- [Task prompt] How does the data below read from its first line through the line containing "anchor=base] (memtxt) at"? Print those lines exactly.

** START **

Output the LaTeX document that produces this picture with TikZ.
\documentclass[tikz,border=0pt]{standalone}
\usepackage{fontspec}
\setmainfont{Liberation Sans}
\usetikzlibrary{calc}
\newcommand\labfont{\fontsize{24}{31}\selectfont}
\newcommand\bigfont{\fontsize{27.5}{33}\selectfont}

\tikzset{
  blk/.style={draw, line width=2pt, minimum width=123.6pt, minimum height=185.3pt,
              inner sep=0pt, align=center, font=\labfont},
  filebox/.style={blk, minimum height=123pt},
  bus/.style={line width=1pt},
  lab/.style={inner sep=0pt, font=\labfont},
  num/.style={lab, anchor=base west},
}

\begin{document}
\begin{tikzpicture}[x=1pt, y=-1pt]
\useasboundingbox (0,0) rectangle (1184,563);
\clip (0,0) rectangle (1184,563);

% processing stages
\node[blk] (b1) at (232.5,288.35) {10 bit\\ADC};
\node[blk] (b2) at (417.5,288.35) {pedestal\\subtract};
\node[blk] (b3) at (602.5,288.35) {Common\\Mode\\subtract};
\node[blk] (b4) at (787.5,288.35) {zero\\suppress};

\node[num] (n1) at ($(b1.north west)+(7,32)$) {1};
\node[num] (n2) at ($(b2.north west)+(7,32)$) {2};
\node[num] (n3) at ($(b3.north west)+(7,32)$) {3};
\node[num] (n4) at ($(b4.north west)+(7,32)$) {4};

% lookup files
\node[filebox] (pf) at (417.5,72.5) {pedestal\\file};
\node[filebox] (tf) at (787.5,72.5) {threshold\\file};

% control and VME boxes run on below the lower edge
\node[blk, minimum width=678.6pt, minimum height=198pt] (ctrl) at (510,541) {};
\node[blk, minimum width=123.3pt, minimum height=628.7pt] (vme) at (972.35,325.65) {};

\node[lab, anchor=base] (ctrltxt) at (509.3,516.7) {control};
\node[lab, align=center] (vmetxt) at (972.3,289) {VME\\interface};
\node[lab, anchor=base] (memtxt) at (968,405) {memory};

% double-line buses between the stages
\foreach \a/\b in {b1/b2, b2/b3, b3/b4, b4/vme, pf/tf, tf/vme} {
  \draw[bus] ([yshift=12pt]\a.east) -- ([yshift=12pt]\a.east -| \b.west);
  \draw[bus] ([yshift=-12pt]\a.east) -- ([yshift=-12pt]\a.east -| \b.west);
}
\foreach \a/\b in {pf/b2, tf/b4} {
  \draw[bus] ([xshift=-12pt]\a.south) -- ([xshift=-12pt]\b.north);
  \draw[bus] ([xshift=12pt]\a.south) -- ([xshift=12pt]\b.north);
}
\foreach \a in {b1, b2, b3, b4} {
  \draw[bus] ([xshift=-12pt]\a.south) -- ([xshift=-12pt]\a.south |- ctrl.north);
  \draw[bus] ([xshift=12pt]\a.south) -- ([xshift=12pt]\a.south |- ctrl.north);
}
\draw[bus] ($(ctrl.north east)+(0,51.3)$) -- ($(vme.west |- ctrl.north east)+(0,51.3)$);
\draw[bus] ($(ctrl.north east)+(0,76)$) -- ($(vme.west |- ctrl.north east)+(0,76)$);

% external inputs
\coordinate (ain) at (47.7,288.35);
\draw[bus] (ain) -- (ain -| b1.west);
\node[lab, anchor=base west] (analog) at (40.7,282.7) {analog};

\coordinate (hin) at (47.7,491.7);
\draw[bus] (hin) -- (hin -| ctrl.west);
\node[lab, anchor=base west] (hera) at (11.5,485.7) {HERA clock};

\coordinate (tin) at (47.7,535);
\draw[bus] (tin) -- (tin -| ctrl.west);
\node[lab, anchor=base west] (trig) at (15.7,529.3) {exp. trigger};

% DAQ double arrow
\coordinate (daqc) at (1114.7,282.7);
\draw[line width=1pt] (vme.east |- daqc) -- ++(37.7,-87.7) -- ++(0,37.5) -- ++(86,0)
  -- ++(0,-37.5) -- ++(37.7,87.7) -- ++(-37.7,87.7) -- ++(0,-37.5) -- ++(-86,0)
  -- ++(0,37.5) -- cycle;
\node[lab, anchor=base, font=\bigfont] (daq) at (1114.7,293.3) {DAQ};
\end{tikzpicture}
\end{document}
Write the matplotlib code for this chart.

** END **

- [Exercise response]
Output the LaTeX document that produces this picture with TikZ.
\documentclass[tikz,border=0pt]{standalone}
\usepackage{fontspec}
\setmainfont{Liberation Sans}
\usetikzlibrary{calc}
\newcommand\labfont{\fontsize{24}{31}\selectfont}
\newcommand\bigfont{\fontsize{27.5}{33}\selectfont}

\tikzset{
  blk/.style={draw, line width=2pt, minimum width=123.6pt, minimum height=185.3pt,
              inner sep=0pt, align=center, font=\labfont},
  filebox/.style={blk, minimum height=123pt},
  bus/.style={line width=1pt},
  lab/.style={inner sep=0pt, font=\labfont},
  num/.style={lab, anchor=base west},
}

\begin{document}
\begin{tikzpicture}[x=1pt, y=-1pt]
\useasboundingbox (0,0) rectangle (1184,563);
\clip (0,0) rectangle (1184,563);

% processing stages
\node[blk] (b1) at (232.5,288.35) {10 bit\\ADC};
\node[blk] (b2) at (417.5,288.35) {pedestal\\subtract};
\node[blk] (b3) at (602.5,288.35) {Common\\Mode\\subtract};
\node[blk] (b4) at (787.5,288.35) {zero\\suppress};

\node[num] (n1) at ($(b1.north west)+(7,32)$) {1};
\node[num] (n2) at ($(b2.north west)+(7,32)$) {2};
\node[num] (n3) at ($(b3.north west)+(7,32)$) {3};
\node[num] (n4) at ($(b4.north west)+(7,32)$) {4};

% lookup files
\node[filebox] (pf) at (417.5,72.5) {pedestal\\file};
\node[filebox] (tf) at (787.5,72.5) {threshold\\file};

% control and VME boxes run on below the lower edge
\node[blk, minimum width=678.6pt, minimum height=198pt] (ctrl) at (510,541) {};
\node[blk, minimum width=123.3pt, minimum height=628.7pt] (vme) at (972.35,325.65) {};

\node[lab, anchor=base] (ctrltxt) at (509.3,516.7) {control};
\node[lab, align=center] (vmetxt) at (972.3,289) {VME\\interface};
\node[lab, anchor=base] (memtxt) at (968,405) {memory};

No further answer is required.